So Sunday’s already got some baggage, but this Sunday the government introduces fake time, “Daylight Savings Time”, has the kind of baggage you take with you into a second marriage. It’s Suckapalooza, the day Lucy doesn’t snatch the football at the last second, just punches Charley Brown in the ‘nads instead. On that day not only is Sunday Monday’s departure lounge, but Uncle Sugar just announced that your flight has been rescheduled to leave from a different terminal and you’re going to have to go back through security. “Spring Forward Sunday” is Uncle Sugar’s punch to the ‘nads or whatever’s on you that hurts when punched.
Ben Franklin came up with the idea of daylight savings time so that farmers could have a little more daylight to get things done. Of course, the entire industrial revolution has reduced the time modern man spends working the land to growing pot in the spare closet and shopping for organic produce at a boutique grocery store.

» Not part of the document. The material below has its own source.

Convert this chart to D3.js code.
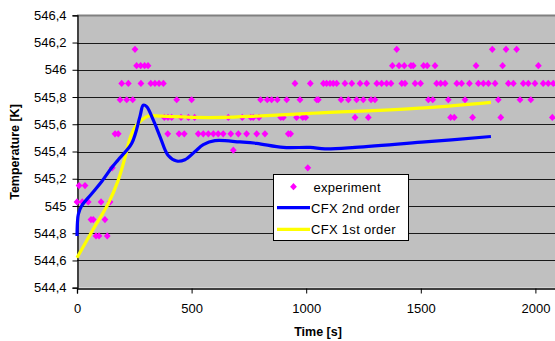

Now most of the country is stuck with it because it saves energy. Arizona opted out and then realized the best way to get John McCain out of their hair was to send him to Washington. Arizona bears some scrutiny. Bush II, the amiable idiot, decided to make daylight savings the backbone of his energy plan and extending it far beyond its traditional time frame, distinguishing him from his dad, Bush I, who would have just told America to turn the lights out when they left a room. The typical dad ending to that question, “do you think we’re made of money?!” being left unspoken because apparently everyone in Congress does indeed think the US people are.
Fight the power, people. Demand the government at least keep time real.